Mit dem auf dem Genfer Salon im März 2014 vorgestellten 650 S hat McLaren den Straßensportler C12 zwar nicht neu erfunden, aber feinfühlig weiterentwickelt – und weiter optimiert. Die augenscheinlichste Veränderung betrifft die nun deutlich prägnantere Frontpartie. Chef-Designer Frank Stephenson hat ein eigenständiges McLaren-Gesicht entworfen. Der 650 S schaut nun viel eindringlicher, als das etwas liebliche, fast schon langweilige Gesicht des Vorgängers C12. Hinzu kommen geschmiedete Lightweight-Felgen und die Karbon-Keramik-Bremsanlage. Innen kleiden die Engländer den 650 S serienmäßig mit Alcantara aus. Zu haben ist das alles zu Preisen ab 255.000 Euro. Aber wer in den Optionen der Sonderausstattungen schwelgt, wird locker auch mehr los. Für den üppig ausgestatteten Testwagen berechnet McLaren stolze 331.940 Euro. Wirklich eine Menge Geld! Und doch: Gemessen am Preis für den schon genannten Ferrari „Enzo Ferrari“ ein durchaus wohlfeiles Angebot für die richtig wohlhabenden Autofans.
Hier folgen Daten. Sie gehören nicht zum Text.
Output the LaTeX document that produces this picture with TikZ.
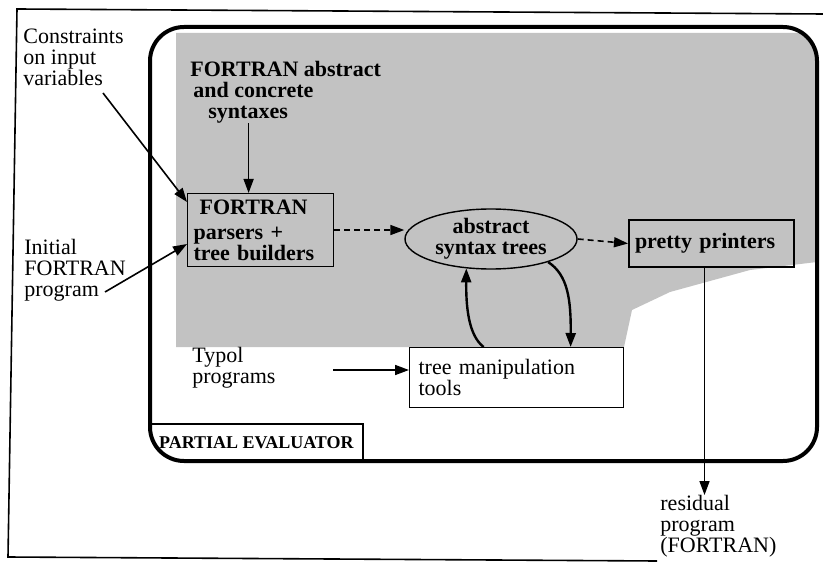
\documentclass[tikz,border=0pt]{standalone}
\usepackage{fontspec}
\setmainfont{Liberation Serif}
\usetikzlibrary{arrows.meta,positioning,shapes.geometric}

\definecolor{stipple}{gray}{0.76}

\begin{document}
\begin{tikzpicture}[
            x=0.5pt, y=-0.5pt,
            every node/.style={font=\fontsize{11}{10.5}\selectfont, inner sep=0pt},
            note/.style={align=left},
            boldnote/.style={align=left, font=\fontsize{11}{10.5}\selectfont\bfseries},
            block/.style={draw, line width=0.6pt, align=left, inner sep=3pt, font=\fontsize{11}{10.5}\selectfont\bfseries},
            link/.style={-{Triangle[length=7pt,width=5pt]}, line width=0.8pt},
            heavylink/.style={-{Triangle[length=7pt,width=5pt]}, line width=1.2pt}
        ]
        \useasboundingbox (0,0) rectangle (823,566);

        % Marco exterior (escaneado, algo torcido)
        \draw[line width=0.8pt] (823,14) -- (17,9) -- (8,557) -- (657,561);

        % Zona sombreada dentro del evaluador
        \begin{scope}
            \clip[rounded corners=17pt] (150,27) rectangle (817,461);
            \fill[stipple] (176,33) -- (817,33) -- (817,262) -- (750,270) -- (670,292)
                -- (632,310) -- (624,347) -- (176,347) -- cycle;
        \end{scope}

        % Marco del evaluador parcial
        \draw[line width=2pt, rounded corners=17pt] (150,27) rectangle (817,461);

        % Pestaña con el nombre
        \node[font=\fontsize{9}{10}\selectfont\bfseries, minimum width=106pt, minimum height=18pt,
            anchor=south west] (tab) at (150,461) {PARTIAL EVALUATOR};
        \draw[line width=1.2pt] (tab.north west) -- (tab.north east) -- (tab.south east);

        % Entradas a la izquierda
        \node[note, anchor=west] (cons) at (23,57) {Constraints\\on input\\variables};
        \node[note, anchor=west] (init) at (24,270) {Initial\\FORTRAN\\program};

        % Sintaxis de FORTRAN, arriba
        \node[boldnote, anchor=west] (syn) at (190,92)
        {FORTRAN abstract\\\hspace*{1.5pt}and concrete\\\hspace*{9pt}syntaxes};

        % Analizadores
        \node[block, text width=67pt, minimum height=36pt, anchor=north west] (parse) at (187,193)
        {\hspace*{3pt}FORTRAN\\[2pt]parsers +\\tree builders};

        % Arboles de sintaxis abstracta
        \node[draw, ellipse, line width=0.7pt, minimum width=86pt, minimum height=30pt,
            align=center, font=\fontsize{11}{10.5}\selectfont\bfseries] (ast) at (491,239)
        {abstract\\syntax trees};

        % Impresoras
        \node[block, line width=1pt, text width=76.5pt, minimum height=23.5pt, anchor=north west]
        (print) at (628,219) {pretty printers};

        % Herramientas de manipulacion, sobre fondo blanco
        \node[block, fill=white, font=\fontsize{11}{10.5}\selectfont, text width=98pt, inner sep=4.5pt,
            minimum height=30pt, anchor=north west] (tools) at (409,347) {tree manipulation\\tools};

        \node[note, anchor=west] (typol) at (192,368) {Typol\\programs};
        \node[note, anchor=north west] (resid) at (660,495) {residual\\program\\(FORTRAN)};

        % Extremos libres de las flechas
        \coordinate (consout) at (103,93);
        \coordinate (initout) at (105,292);
        \coordinate (typout) at (333,370);
        \coordinate (synin) at ([xshift=-6pt]parse.north);
        \coordinate (outx) at ([xshift=-3.5pt]print.south);

        % Flechas
        \draw[link] (consout) -- ([yshift=-4.5pt]parse.north west);
        \draw[link] (initout) -- ([yshift=-7pt]parse.west);
        \draw[link] (synin |- syn.south) -- (synin);
        \draw[link, densely dashed] (parse.east) -- (parse.east -| ast.west);
        \draw[link, densely dashed] (ast.east) -- (print.west);
        \draw[link] (outx) -- (outx |- resid.north);
        \draw[link] (typout) -- (typout -| tools.west);

        % Bucle entre arboles y herramientas
        \draw[heavylink] (ast.-22) .. controls (568,275) and (571,300) .. ([xshift=27pt]tools.north);
        \draw[heavylink] ([xshift=-16.5pt]tools.north) .. controls (468,335) and (466,305) .. (ast.-130);

    \end{tikzpicture}
\end{document}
Zeit sich an der coolen und doch wohligen Architektur des Innenraums zu freuen. Ich schaue auf das mit schwarzem Alcantara bezogene Armaturenbrett. Direkt vor mir der große, mittig angeordneten Drehzahlmesser, der unten rechts auch die Geschwindigkeit in digitalen Ziffern angibt. Meine Hände umgreifen das griffige, ebenfalls mit schwarzem Alcantara bezogene Sportlenkrad und die Zeigefinger nehmen automatisch Platz auf den beiden Schaltwippen dahinter. Mein Blick erfasst die mit Sichtkarbon versehene Mittelkonsole. Der große Touchscreen zur Bedienung von Radio, Navi und anderen Features ist mir egal. Viel interessanter sind die darunter platzierten Schalter, mit denen sich Fahrwerk, Gasannahme, ESP sowie die Getriebesteuerung in Normal, Sport und Track anpassen lassen. Unorthodox, aber nicht unpraktisch: die Bedieneinheiten für die Klimaautomatik sitzen außen in den beiden Türen.
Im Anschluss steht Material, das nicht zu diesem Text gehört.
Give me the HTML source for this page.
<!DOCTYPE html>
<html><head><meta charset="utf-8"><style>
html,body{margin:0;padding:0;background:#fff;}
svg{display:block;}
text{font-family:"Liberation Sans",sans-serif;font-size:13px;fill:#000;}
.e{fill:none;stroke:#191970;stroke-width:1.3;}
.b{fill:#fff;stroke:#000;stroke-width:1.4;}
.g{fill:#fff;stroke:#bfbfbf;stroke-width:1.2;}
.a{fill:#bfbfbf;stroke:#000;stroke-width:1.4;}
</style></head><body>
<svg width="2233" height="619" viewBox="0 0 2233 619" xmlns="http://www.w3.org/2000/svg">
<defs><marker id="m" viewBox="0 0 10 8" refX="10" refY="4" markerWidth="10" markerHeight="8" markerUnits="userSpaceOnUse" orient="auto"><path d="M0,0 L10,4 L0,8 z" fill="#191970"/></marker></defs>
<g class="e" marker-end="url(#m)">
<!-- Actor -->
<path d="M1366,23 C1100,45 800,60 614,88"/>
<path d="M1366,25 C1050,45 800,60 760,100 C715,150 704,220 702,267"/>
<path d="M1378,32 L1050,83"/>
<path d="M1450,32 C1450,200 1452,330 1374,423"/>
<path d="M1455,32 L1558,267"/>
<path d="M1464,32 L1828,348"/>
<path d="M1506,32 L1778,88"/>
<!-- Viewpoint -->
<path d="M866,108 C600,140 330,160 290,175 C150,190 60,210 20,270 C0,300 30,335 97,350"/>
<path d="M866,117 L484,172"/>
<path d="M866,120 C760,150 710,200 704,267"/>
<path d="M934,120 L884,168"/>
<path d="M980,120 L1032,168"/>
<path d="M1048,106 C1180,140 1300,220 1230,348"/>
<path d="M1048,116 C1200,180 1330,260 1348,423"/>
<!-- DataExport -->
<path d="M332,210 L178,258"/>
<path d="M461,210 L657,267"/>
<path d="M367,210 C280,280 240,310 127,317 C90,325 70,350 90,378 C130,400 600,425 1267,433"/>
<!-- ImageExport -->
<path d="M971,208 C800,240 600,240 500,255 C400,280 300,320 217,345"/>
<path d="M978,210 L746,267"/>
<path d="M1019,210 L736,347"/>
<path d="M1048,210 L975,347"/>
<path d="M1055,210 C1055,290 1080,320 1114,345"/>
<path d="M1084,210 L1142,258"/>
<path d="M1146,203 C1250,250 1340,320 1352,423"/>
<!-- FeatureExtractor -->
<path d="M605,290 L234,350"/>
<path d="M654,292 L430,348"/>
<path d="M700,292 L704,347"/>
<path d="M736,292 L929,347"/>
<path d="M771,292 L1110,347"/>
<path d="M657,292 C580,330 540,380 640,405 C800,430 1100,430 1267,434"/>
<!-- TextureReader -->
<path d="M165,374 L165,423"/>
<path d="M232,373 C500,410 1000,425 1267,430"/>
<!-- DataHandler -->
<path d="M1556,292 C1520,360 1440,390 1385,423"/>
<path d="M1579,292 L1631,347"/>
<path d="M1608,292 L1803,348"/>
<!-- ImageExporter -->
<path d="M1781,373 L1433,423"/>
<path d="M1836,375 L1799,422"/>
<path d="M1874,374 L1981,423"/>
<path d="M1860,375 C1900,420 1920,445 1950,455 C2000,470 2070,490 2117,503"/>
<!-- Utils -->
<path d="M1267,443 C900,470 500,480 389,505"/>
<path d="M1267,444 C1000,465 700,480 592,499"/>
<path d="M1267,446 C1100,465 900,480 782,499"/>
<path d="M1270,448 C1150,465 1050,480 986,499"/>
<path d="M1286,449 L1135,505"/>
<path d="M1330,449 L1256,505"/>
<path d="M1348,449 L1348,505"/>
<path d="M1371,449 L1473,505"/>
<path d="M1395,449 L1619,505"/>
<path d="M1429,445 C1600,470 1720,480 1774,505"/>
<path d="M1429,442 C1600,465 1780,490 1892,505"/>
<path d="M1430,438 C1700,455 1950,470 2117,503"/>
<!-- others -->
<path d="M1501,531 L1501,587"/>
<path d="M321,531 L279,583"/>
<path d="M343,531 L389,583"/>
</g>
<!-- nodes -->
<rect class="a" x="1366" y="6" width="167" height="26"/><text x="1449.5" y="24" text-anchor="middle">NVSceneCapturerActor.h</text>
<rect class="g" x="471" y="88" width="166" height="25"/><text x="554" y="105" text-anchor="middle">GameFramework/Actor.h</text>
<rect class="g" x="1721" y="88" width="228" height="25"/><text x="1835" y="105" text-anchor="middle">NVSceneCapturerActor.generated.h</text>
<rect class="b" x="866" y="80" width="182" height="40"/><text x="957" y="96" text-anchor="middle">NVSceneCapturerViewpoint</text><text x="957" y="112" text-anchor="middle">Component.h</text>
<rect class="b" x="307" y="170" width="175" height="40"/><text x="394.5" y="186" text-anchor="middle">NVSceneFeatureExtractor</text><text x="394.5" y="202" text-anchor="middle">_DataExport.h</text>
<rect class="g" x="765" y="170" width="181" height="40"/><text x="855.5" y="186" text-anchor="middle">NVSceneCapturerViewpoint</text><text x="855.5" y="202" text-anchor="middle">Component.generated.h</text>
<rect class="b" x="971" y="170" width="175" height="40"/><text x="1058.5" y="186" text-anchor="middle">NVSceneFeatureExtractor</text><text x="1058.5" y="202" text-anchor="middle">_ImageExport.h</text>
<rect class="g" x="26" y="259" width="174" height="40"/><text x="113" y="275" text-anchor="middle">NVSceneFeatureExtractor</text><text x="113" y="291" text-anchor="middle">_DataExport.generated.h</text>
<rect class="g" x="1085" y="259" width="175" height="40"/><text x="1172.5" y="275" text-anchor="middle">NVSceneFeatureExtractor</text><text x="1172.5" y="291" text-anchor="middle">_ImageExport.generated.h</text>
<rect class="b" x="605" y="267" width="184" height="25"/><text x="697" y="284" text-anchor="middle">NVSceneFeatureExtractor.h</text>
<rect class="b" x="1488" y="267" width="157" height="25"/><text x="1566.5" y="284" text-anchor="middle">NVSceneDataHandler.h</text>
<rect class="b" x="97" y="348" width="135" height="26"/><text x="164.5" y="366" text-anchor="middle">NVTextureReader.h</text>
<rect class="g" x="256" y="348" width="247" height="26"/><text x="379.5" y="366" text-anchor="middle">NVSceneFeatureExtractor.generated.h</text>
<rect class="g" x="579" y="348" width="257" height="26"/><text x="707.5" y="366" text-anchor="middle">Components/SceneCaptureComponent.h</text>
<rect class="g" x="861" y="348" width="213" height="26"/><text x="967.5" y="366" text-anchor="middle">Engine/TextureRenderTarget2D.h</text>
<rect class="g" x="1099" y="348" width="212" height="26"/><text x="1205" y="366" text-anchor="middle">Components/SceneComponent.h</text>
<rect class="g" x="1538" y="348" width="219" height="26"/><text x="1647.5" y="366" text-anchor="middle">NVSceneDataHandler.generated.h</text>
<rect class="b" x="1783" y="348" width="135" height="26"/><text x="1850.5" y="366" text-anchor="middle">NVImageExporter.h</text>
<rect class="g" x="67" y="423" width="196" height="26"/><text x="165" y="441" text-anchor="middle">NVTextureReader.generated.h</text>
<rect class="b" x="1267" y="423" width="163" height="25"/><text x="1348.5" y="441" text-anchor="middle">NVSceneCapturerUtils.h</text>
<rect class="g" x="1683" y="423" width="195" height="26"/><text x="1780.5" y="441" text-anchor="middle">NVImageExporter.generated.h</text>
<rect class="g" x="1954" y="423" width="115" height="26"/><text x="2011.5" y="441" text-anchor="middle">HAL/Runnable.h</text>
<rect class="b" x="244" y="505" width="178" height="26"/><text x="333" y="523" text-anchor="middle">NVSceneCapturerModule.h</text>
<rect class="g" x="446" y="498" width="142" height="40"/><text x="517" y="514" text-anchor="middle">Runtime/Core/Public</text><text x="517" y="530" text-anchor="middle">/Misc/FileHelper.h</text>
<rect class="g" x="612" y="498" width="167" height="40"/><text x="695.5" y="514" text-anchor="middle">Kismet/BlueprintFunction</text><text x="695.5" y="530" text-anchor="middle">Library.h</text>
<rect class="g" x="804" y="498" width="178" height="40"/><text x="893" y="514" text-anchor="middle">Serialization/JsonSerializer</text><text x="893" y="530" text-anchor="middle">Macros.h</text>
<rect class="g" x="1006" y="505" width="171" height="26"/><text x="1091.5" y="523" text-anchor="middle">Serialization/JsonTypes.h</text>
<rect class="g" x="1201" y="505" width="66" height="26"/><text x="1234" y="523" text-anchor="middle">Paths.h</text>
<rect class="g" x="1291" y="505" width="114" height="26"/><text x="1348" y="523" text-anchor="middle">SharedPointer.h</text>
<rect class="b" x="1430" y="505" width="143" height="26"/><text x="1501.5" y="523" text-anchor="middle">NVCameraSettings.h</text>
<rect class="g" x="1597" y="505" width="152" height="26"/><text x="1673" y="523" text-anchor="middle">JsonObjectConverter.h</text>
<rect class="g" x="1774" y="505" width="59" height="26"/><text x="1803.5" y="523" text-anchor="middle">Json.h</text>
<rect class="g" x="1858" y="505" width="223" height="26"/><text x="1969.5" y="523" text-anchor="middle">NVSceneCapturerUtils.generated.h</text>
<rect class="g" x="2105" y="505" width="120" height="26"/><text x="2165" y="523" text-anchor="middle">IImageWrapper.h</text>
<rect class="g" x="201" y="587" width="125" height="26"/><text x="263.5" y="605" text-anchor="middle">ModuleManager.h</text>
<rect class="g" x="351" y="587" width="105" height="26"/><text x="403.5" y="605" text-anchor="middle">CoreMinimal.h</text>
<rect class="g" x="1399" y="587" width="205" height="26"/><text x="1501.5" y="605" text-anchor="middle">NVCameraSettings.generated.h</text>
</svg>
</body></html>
Sinn für Humor: Eigens Winterreifen von Pirelli
Vergessen ist die Einstiegsgymnastik, mit der der vollschlanke und nicht mehr jugendliche Autor sich vorbei an der Semiflügeltür über die ebenso hohen wie breiten Seitenschweller in die Unnachgiebigkeit der optionalen Kohlefaser-Rennschalen (6.030 €) geturnt hat. Nun erweisen sich die dünn, mit schwarzem Alcantara gepolsterten Rennsitze als erstaunlich bequem. Wie wäre es mit einer Tour zu einer Rennstrecke im sonnigen Süden, um sich näher an die Möglichkeiten des McLaren heranzutasten? Nach Süd-Frankreich oder Spanien? Der Kofferraum im Bug fasst 144 Litern Volumen in die zwei Bordcases passen und unter der Abdeckung des Verdecks gibt es weitere 52 Liter. Damit ist der McLaren durchaus reisetauglich. Wie ernst es dem 650 S mit der Alltagstauglichkeit ist, zeigt ein weiteres Detail: Zusammen mit Pirelli haben die Engländer eigens Winterreifen für ihren Supersportler entwickelt.